Examples in other languages.
C++:
using h = std::hash<int>;
auto hash = [](const Vec2& n) { return ((17 * 31 + h()(n.x)) * 31 + h()(n.y)) * 31; };
auto equal = [](const Vec2& l, const Vec2& r) { return l.x == r.x && l.y == r.y; };
std::unordered_map<Vec2, int, decltype(hash), decltype(equal)> map(32, hash, equal);
Rust:
extern crate fnv;
use std::collections::HashMap;
use std::hash::BuildHasherDefault;
use fnv::FnvHasher;
#[derive(PartialEq, Eq, Hash, PartialOrd, Ord)]
pub Vec2 {
...
}
let mut map = HashMap<Vec2, String, BuildHasherDefault<FnvHasher>>::default();
I get how it's different, but what is the value added?
I thought I covered the main reasons in enough detail in the original post. Provide lower-level control for the user over how objects are turned into a hash, by the way, sometimes hashing can be completely avoided. coerceKey
does not provide this option. So hash function overloading and coerceKey
are orthogonal things
I for one am looking forward to GitHub - tc39/proposal-record-tuple: ECMAScript proposal for the Record and Tuple value types. | Stage 2: it will change! being implemented and I think it makes this no longer needed. Typically mutable objects shouldn't be used in a hash set or as a key in a hash map so this seems more ideal to me.
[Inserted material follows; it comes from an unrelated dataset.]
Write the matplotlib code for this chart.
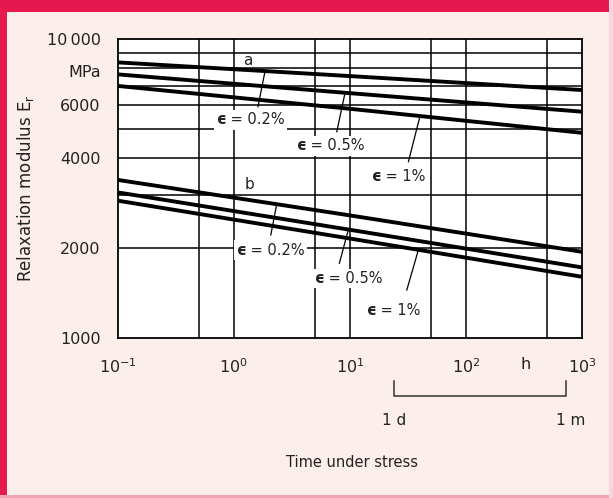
import matplotlib
matplotlib.use("Agg")
import matplotlib.pyplot as plt
from matplotlib.patches import Rectangle
from matplotlib.ticker import NullLocator
import numpy as np

# ---- data ----
time_h = [0.1, 10, 1000]
a_eps02 = [8370, 7530, 6760]
a_eps05 = [7630, 6600, 5720]
a_eps1 = [6980, 5850, 4860]
b_eps02 = [3380, 2570, 1940]
b_eps05 = [3070, 2300, 1720]
b_eps1 = [2880, 2150, 1600]

x_grid = [0.5, 1, 5, 10, 50, 100, 500]
y_grid = [2000, 3000, 4000, 5000, 6000, 7000, 8000, 9000]
x_ticks = [0.1, 1, 10, 100, 325, 1000]
x_ticklabels = ['$10^{-1}$', '$10^{0}$', '$10^{1}$', '$10^{2}$', 'h', '$10^{3}$']
y_ticks = [1000, 2000, 4000, 6000, 7800, 10000]
y_ticklabels = ['1000', '2000', '4000', '6000', 'MPa', '10\u2009000']
day_h, month_h = 24, 730

RED = '#E6194E'
PINK = '#FCEEEA'
TXT = '#222222'

fig = plt.figure(figsize=(6.13, 4.98), dpi=100, facecolor=PINK)
# frame decorations
fig.patches.append(Rectangle((0, 1 - 12/498), 1, 12/498, transform=fig.transFigure,
                             facecolor=RED, edgecolor='none', zorder=0))
fig.patches.append(Rectangle((0, 0), 7/613, 1, transform=fig.transFigure,
                             facecolor=RED, edgecolor='none', zorder=0))
fig.patches.append(Rectangle((0, 0), 1, 3/498, transform=fig.transFigure,
                             facecolor='#F3A3B6', edgecolor='none', zorder=0))
fig.patches.append(Rectangle((1 - 4/613, 0), 4/613, 1, transform=fig.transFigure,
                             facecolor='#F8D6DE', edgecolor='none', zorder=0))

ax = fig.add_axes([117.5/613, 1 - 337.7/498, 464.5/613, 298.4/498])
ax.set_facecolor('white')
ax.set_xscale('log')
ax.set_yscale('log')
ax.set_xlim(0.1, 1000)
ax.set_ylim(1000, 10000)

for xv in x_grid:
    ax.axvline(xv, color='black', lw=1.1, zorder=1)
for yv in y_grid:
    ax.axhline(yv, color='black', lw=1.1, zorder=1)

for s in [a_eps02, a_eps05, a_eps1, b_eps02, b_eps05, b_eps1]:
    ax.plot(time_h, s, color='black', lw=2.8, solid_capstyle='butt', zorder=3)

for sp in ax.spines.values():
    sp.set_linewidth(1.3)
    sp.set_color('black')

ax.xaxis.set_minor_locator(NullLocator())
ax.yaxis.set_minor_locator(NullLocator())
ax.set_xticks(x_ticks)
ax.set_xticklabels(x_ticklabels)
ax.set_yticks(y_ticks)
ax.set_yticklabels(y_ticklabels)
ax.tick_params(axis='both', length=0, labelsize=11.5, colors=TXT)
ax.tick_params(axis='y', pad=12)
ax.tick_params(axis='x', pad=14)

ax.set_ylabel('Relaxation modulus E$_\\mathregular{r}$', fontsize=12, color=TXT)
ax.yaxis.set_label_coords(-0.175, 0.5)

# annotation helper
def line_y(series, x):
    return 10 ** np.interp(np.log10(x), np.log10(time_h), np.log10(series))

box = dict(boxstyle='square,pad=0.15', facecolor='white', edgecolor='none')

def eps_label(text, left_xy, start, tip_x, series):
    ax.annotate(' = ' + text, xy=left_xy, xytext=(6.5, 0), textcoords='offset points',
                fontsize=10.5, ha='left', va='center', color=TXT, zorder=4, bbox=box)
    ax.annotate('\u03f5', xy=left_xy, xytext=(0, 0), textcoords='offset points',
                fontsize=11, fontweight='bold', ha='left', va='center', color=TXT,
                zorder=5, bbox=box)
    ax.plot([start[0], tip_x], [start[1], line_y(series, tip_x)], color='black', lw=0.9, zorder=2)

ax.text(1.33, 8500, 'a', fontsize=11, ha='center', va='center', color=TXT, zorder=4)
ax.text(1.36, 3250, 'b', fontsize=11, ha='center', va='center', color=TXT, zorder=4)

eps_label('0.2%', (0.715, 5365), (1.62, 5944), 1.865, a_eps02)
eps_label('0.5%', (3.50, 4390), (7.73, 4901), 9.11, a_eps05)
eps_label('1%', (15.47, 3463), (32.0, 3889), 40.3, a_eps1)
eps_label('0.2%', (1.063, 1967), (2.09, 2209), 2.35, b_eps02)
eps_label('0.5%', (5.02, 1581), (8.14, 1776), 9.73, b_eps05)
eps_label('1%', (14.0, 1238), (31.0, 1445), 39.0, b_eps1)

# bracket for 1 day .. 1 month
trans = ax.get_xaxis_transform()
ax.plot([day_h, day_h, month_h, month_h], [-0.145, -0.195, -0.195, -0.145], color='#333333',
        lw=1.1, transform=trans, clip_on=False)
ax.text(day_h, -0.2775, '1 d', fontsize=11, ha='center', va='center', transform=trans, color=TXT)
ax.text(month_h * 1.1, -0.2775, '1 m', fontsize=11, ha='center', va='center', transform=trans, color=TXT)

ax.text(0.505, -0.4166, 'Time under stress', fontsize=10.5, ha='center', va='center',
        transform=ax.transAxes, color=TXT)

fig.savefig('out.png', dpi=100, facecolor=PINK)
Hashing is generally necessary even for integers to get proper hash table performance because you need inputs to be sufficiently evenly distributed across the table to minimize the worst-case linear factor (which is effectively zero with the best hash functions). And it's worth noting that most people don't even know how to set a table's load factor correctly, much less write a good hash function for hash tables unassisted.
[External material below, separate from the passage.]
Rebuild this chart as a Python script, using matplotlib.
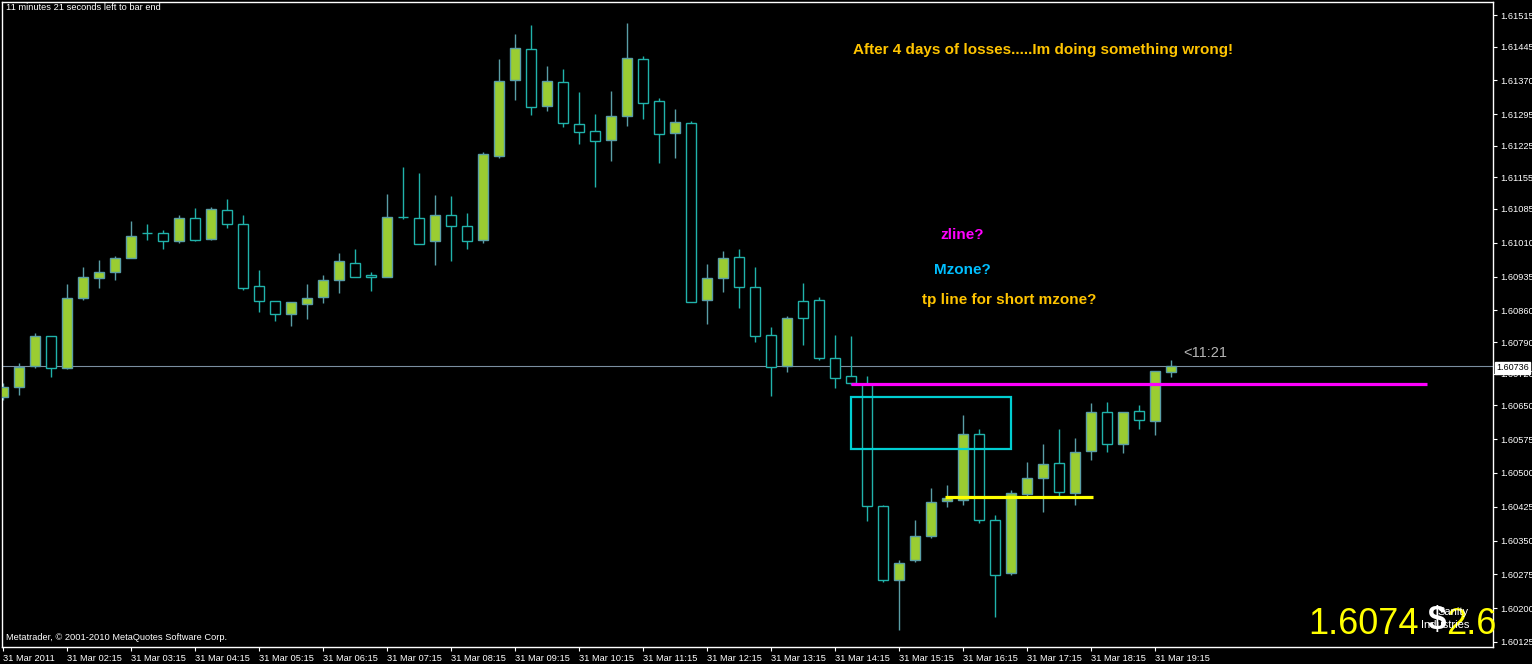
import matplotlib
matplotlib.use("Agg")
import matplotlib.pyplot as plt
from matplotlib.patches import Rectangle

plt.rcParams['font.family'] = ['Liberation Sans', 'DejaVu Sans']

# GBPUSD-ish M15 bars, 31 Mar 2011 01:15 .. 19:30
opens = [1.60668, 1.60690, 1.60737, 1.60803, 1.60732, 1.60888, 1.60932, 1.60945, 1.60976, 1.61032,
         1.61032, 1.61014, 1.61065, 1.61018, 1.61083, 1.61052, 1.60914, 1.60881, 1.60852, 1.60874,
         1.60890, 1.60928, 1.60965, 1.60939, 1.60934, 1.61067, 1.61065, 1.61014, 1.61072, 1.61047,
         1.61016, 1.61202, 1.61371, 1.61440, 1.61313, 1.61366, 1.61273, 1.61258, 1.61238, 1.61291,
         1.61417, 1.61324, 1.61253, 1.61276, 1.60883, 1.60932, 1.60978, 1.60912, 1.60806, 1.60737,
         1.60881, 1.60883, 1.60755, 1.60715, 1.60697, 1.60426, 1.60262, 1.60307, 1.60360, 1.60438,
         1.60440, 1.60586, 1.60395, 1.60278, 1.60453, 1.60488, 1.60522, 1.60455, 1.60548, 1.60635,
         1.60564, 1.60637, 1.60615, 1.60724]
highs = [1.60699, 1.60743, 1.60810, 1.60803, 1.60919, 1.60956, 1.60972, 1.60981, 1.61058, 1.61052,
         1.61038, 1.61072, 1.61087, 1.61089, 1.61107, 1.61072, 1.60950, 1.60881, 1.60879, 1.60919,
         1.60939, 1.60987, 1.60996, 1.60945, 1.61118, 1.61178, 1.61165, 1.61116, 1.61114, 1.61076,
         1.61211, 1.61417, 1.61473, 1.61493, 1.61402, 1.61395, 1.61344, 1.61296, 1.61347, 1.61497,
         1.61424, 1.61331, 1.61307, 1.61280, 1.60963, 1.60992, 1.60996, 1.60956, 1.60823, 1.60848,
         1.60921, 1.60890, 1.60806, 1.60803, 1.60715, 1.60429, 1.60307, 1.60395, 1.60466, 1.60473,
         1.60628, 1.60597, 1.60406, 1.60462, 1.60524, 1.60564, 1.60597, 1.60577, 1.60655, 1.60657,
         1.60635, 1.60650, 1.60726, 1.60750]
lows = [1.60661, 1.60673, 1.60732, 1.60713, 1.60730, 1.60883, 1.60910, 1.60928, 1.60976, 1.61016,
        1.60996, 1.61010, 1.61014, 1.61017, 1.61043, 1.60905, 1.60857, 1.60837, 1.60826, 1.60841,
        1.60877, 1.60899, 1.60934, 1.60903, 1.60934, 1.61063, 1.61007, 1.60961, 1.60970, 1.60996,
        1.61010, 1.61198, 1.61327, 1.61293, 1.61302, 1.61267, 1.61229, 1.61134, 1.61191, 1.61269,
        1.61284, 1.61187, 1.61198, 1.60878, 1.60830, 1.60901, 1.60865, 1.60790, 1.60670, 1.60724,
        1.60783, 1.60750, 1.60688, 1.60695, 1.60393, 1.60258, 1.60152, 1.60302, 1.60356, 1.60424,
        1.60429, 1.60389, 1.60180, 1.60273, 1.60444, 1.60413, 1.60444, 1.60429, 1.60529, 1.60546,
        1.60544, 1.60597, 1.60584, 1.60713]
closes = [1.60690, 1.60735, 1.60803, 1.60732, 1.60888, 1.60934, 1.60945, 1.60976, 1.61025, 1.61032,
          1.61014, 1.61065, 1.61016, 1.61085, 1.61052, 1.60910, 1.60881, 1.60852, 1.60879, 1.60888,
          1.60928, 1.60970, 1.60934, 1.60934, 1.61067, 1.61067, 1.61007, 1.61072, 1.61047, 1.61014,
          1.61207, 1.61369, 1.61442, 1.61311, 1.61369, 1.61276, 1.61256, 1.61236, 1.61291, 1.61420,
          1.61320, 1.61251, 1.61278, 1.60879, 1.60932, 1.60976, 1.60912, 1.60803, 1.60735, 1.60843,
          1.60843, 1.60755, 1.60710, 1.60699, 1.60426, 1.60262, 1.60300, 1.60360, 1.60435, 1.60444,
          1.60586, 1.60395, 1.60273, 1.60455, 1.60488, 1.60520, 1.60457, 1.60546, 1.60635, 1.60564,
          1.60635, 1.60617, 1.60726, 1.60736]

time_labels = ["31 Mar 2011", "31 Mar 02:15", "31 Mar 03:15", "31 Mar 04:15", "31 Mar 05:15",
               "31 Mar 06:15", "31 Mar 07:15", "31 Mar 08:15", "31 Mar 09:15", "31 Mar 10:15",
               "31 Mar 11:15", "31 Mar 12:15", "31 Mar 13:15", "31 Mar 14:15", "31 Mar 15:15",
               "31 Mar 16:15", "31 Mar 17:15", "31 Mar 18:15", "31 Mar 19:15"]
price_ticks = [1.61515, 1.61445, 1.61370, 1.61295, 1.61225, 1.61155, 1.61085, 1.61010, 1.60935,
               1.60860, 1.60790, 1.60720, 1.60650, 1.60575, 1.60500, 1.60425, 1.60350, 1.60275,
               1.60200, 1.60125]

bid = 1.60736
zline = 1.60698          # magenta
zline_from, zline_to = 53, 89
mzone_top, mzone_bottom = 1.60668, 1.60553
mzone_from, mzone_to = 53, 63
tp_line = 1.60447        # yellow
tp_from, tp_to = 58.9, 68.1

W, H = 1532, 664
fig = plt.figure(figsize=(W / 100, H / 100), dpi=100, facecolor='black')
ax = fig.add_axes([2 / W, 17 / H, 1491 / W, 645 / H], facecolor='black')

bull_face = '#9acd32'
bull_edge = '#5a9ea6'
bear_edge = '#20b2aa'

for i in range(len(opens)):
    o, h, l, c = opens[i], highs[i], lows[i], closes[i]
    up = c > o
    edge = bull_edge if up else bear_edge
    ax.vlines(i, l, h, color=edge, lw=1, zorder=2)
    ax.add_patch(Rectangle((i - 0.31, min(o, c)), 0.62, abs(c - o),
                           facecolor=bull_face if up else 'black',
                           edgecolor=edge, lw=1, zorder=3))

ax.axhline(bid, color='#7a8ea0', lw=0.8, zorder=1)
ax.hlines(zline, zline_from, zline_to, color='#ff00ff', lw=2.3, zorder=4)
ax.hlines(tp_line, tp_from, tp_to, color='#ffff00', lw=2.3, zorder=4)
ax.add_patch(Rectangle((mzone_from, mzone_bottom), mzone_to - mzone_from, mzone_top - mzone_bottom,
                       fill=False, edgecolor='#00ced1', lw=1.6, zorder=4))

ax.set_xlim(-0.0625, 93.125)
ax.set_ylim(1.601139, 1.615439)

for s in ax.spines.values():
    s.set_color('white')
    s.set_linewidth(1)

ax.yaxis.tick_right()
ax.set_yticks(price_ticks)
ax.set_yticklabels([f"{p:.5f}" for p in price_ticks])
ax.set_xticks(range(0, 4 * len(time_labels), 4))
ax.set_xticklabels(time_labels, ha='left')
ax.tick_params(colors='white', labelcolor='white', labelsize=6.7, length=3, width=0.8, pad=2)


def label(px, py, s, **kw):
    fig.text(px / W, 1 - py / H, s, **kw)


label(1496, 368, "1.60736", color='black', fontsize=6.5, va='center',
      bbox=dict(boxstyle='square,pad=0.15', facecolor='white', edgecolor='white'))
label(6, 8, "11 minutes 21 seconds left to bar end", color='white', fontsize=6.7, va='center')
label(6, 638, "Metatrader, \u00a9 2001-2010 MetaQuotes Software Corp.", color='white', fontsize=6.7, va='center')

note = dict(fontsize=11, fontweight='bold', ha='center', va='center')
label(1043, 50, "After 4 days of losses.....Im doing something wrong!", color='#ffc400', **note)
label(962, 235, "zline?", color='#ff00ff', **note)
label(962, 270, "Mzone?", color='#00bfff', **note)
label(1009, 300, "tp line for short mzone?", color='#ffc400', **note)
label(1183, 353, "<11:21", color='#b4b4b4', fontsize=10.5, va='center')

# indicator readout, bottom right (overlapping as in the terminal)
label(1308, 624, "1.6074", color='#ffff00', fontsize=26, va='center')
label(1446, 624, "2.6", color='#ffff00', fontsize=26, va='center')
label(1437, 612, "Sanity", color='white', fontsize=8, va='center')
label(1421, 625, "Industries", color='white', fontsize=8, va='center')
label(1428, 620, "$", color='white', fontsize=24, fontweight='bold', va='center')

fig.savefig("out.png", dpi=100, facecolor='black')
I'm more in favor of using the proposed tuples and records for composite map keys than adding a dedicated hash function - it solves the same issue even better without subjecting the developer to stuff that generally should be implementation details.
1 Like
I meant case when object already have some linearly grow unique id or id generated by PRNG with linear distribution
Regarding use tuples / records instead objects for keys. Well this have some limitations. Like what if you already receive objects which need to use as keys? What if this objects required prototypes, what if this objects required circular references? All this not possible with key records.
Look at Python which also have tuples. Python still allow you override hash and equal for dicts: Glossary β Python 2.7.18 documentation via overriding __hash__()
and __eq__()
/__cmp__()
for specific object.
If you're that concerned about performance, you'd be better off writing your own hash table implementation.
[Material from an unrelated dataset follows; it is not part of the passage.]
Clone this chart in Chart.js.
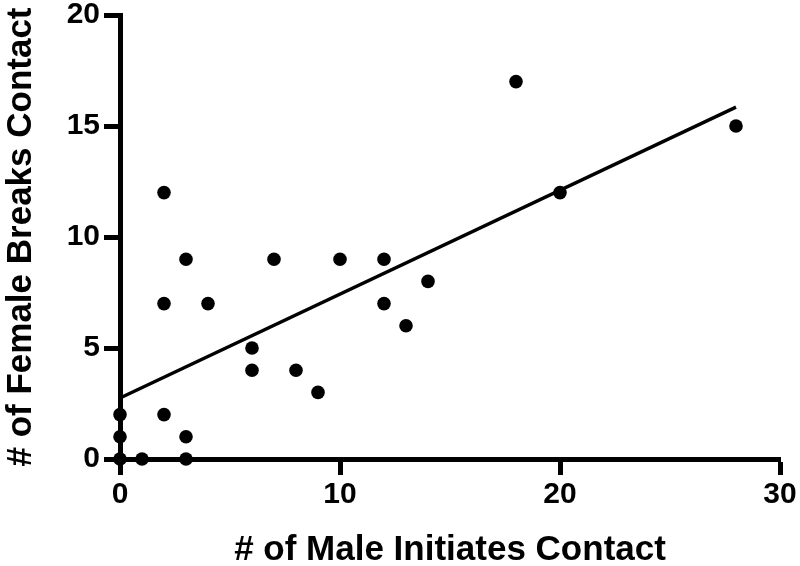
<!DOCTYPE html>
<html>
<head>
<meta charset="utf-8">
<script src="https://cdn.jsdelivr.net/npm/chart.js@4/dist/chart.umd.min.js"></script>
<style>
html,body{margin:0;padding:0;background:#fff;}
#wrap{width:800px;height:566px;}
</style>
</head>
<body>
<div id="wrap"><canvas id="c" width="800" height="566"></canvas></div>
<script>
const maleInitiates = [0,0,0,1,2,2,2,3,3,3,4,6,6,7,8,9,10,12,12,13,14,18,20,28];
const femaleBreaks  = [2,1,0,0,12,7,2,9,1,0,7,5,4,9,4,3,9,9,7,6,8,17,12,15];
const fitX = [0, 28];
const fitY = [2.75, 15.85];
const xTicks = [0,10,20,30];
const yTicks = [0,5,10,15,20];

const pts = maleInitiates.map((x,i)=>({x:x,y:femaleBreaks[i]}));
const fit = fitX.map((x,i)=>({x:x,y:fitY[i]}));
const FONT = "'Liberation Sans', Arial, sans-serif";

new Chart(document.getElementById('c'), {
  type: 'scatter',
  data: {
    datasets: [
      {
        type: 'line',
        data: fit,
        borderColor: '#000',
        borderWidth: 3.4,
        pointRadius: 0,
        fill: false,
        clip: false,
        order: 2
      },
      {
        data: pts,
        backgroundColor: '#000',
        borderColor: '#000',
        pointRadius: 6.8,
        pointHoverRadius: 6.8,
        borderWidth: 0,
        clip: false,
        order: 1
      }
    ]
  },
  options: {
    responsive: false,
    animation: false,
    events: [],
    layout: { padding: { top: 15, right: 20, left: 0, bottom: 0 } },
    plugins: { legend: { display: false }, tooltip: { enabled: false } },
    scales: {
      x: {
        type: 'linear',
        min: 0, max: 30,
        afterBuildTicks: (axis) => { axis.ticks = xTicks.map(v=>({value:v})); },
        afterFit: (axis) => { axis.height = 107; axis.paddingLeft = 0; axis.paddingRight = 0; },
        border: { display: true, color: '#000', width: 5 },
        grid: { drawOnChartArea: false, drawTicks: true, tickLength: 16, tickWidth: 5, tickColor: '#000' },
        ticks: { color: '#000', font: { family: FONT, size: 30, weight: 'bold' }, padding: 2, maxRotation: 0 },
        title: { display: true, text: '# of Male Initiates Contact', color: '#000',
                 font: { family: FONT, size: 35, weight: 'bold', lineHeight: 0.9 }, padding: { top: 10, bottom: 0 } }
      },
      y: {
        type: 'linear',
        min: 0, max: 20,
        afterBuildTicks: (axis) => { axis.ticks = yTicks.map(v=>({value:v})); },
        afterFit: (axis) => { axis.width = 120; axis.paddingTop = 0; axis.paddingBottom = 0; },
        border: { display: true, color: '#000', width: 5 },
        grid: { drawOnChartArea: false, drawTicks: true, tickLength: 16, tickWidth: 5, tickColor: '#000' },
        ticks: { color: '#000', font: { family: FONT, size: 30, weight: 'bold' }, padding: 4 },
        title: { display: true, text: '# of Female Breaks Contact', color: '#000',
                 font: { family: FONT, size: 35, weight: 'bold', lineHeight: 1.2 }, padding: { top: 0, bottom: 0 } }
      }
    }
  }
});
</script>
</body>
</html>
I don't see implementations doing anything different than what Abseil does with their hash tables - rehashing the hash result. And as for equality, I expect that tuples will bring only negligible overhead compared to raw results.
Personally, I would recommend waiting until V8 implements the record/tuple proposal, then adding support for your proposal and benchmarking it.
This proposal not only about performance =) Please see starter message. I list there quite a few things that tuples / records cannot solve by their nature
And we don't wait tuples to solve part of this problem due to tuple:
class PointListNode extends Point {
constructor(x=0, y=0) {
super(x, y);
this.next = null;
this.prev = null;
}
...
// add
// remove
}
let map = new Map
let root = new PointListNode
map.set(#[root.x, root.y], someValue)
could be resolved via:
map.set(`${root.x}${root.y}`, someValue)
But this not solve problem when you need have key as Object (not tuple or string) to iterate key-value later and have full access to this keyed object
In theory, you can use references as perfect hashes if you assign a unique value to each reference, each string, each number, etc., given arbitrarily large memory available. Your proposal is about performance and computational complexity (which is literally the theoretical study of algorithm performance), not pure algorithmic theory.
Many times we need to hash based on the key if the key is a complex object. If we don't have a reference to the key in the map, we will never be able to access it unless we traverse it.
Such as when I use web worker to post a map data. The worker thread have not any reference of the keys.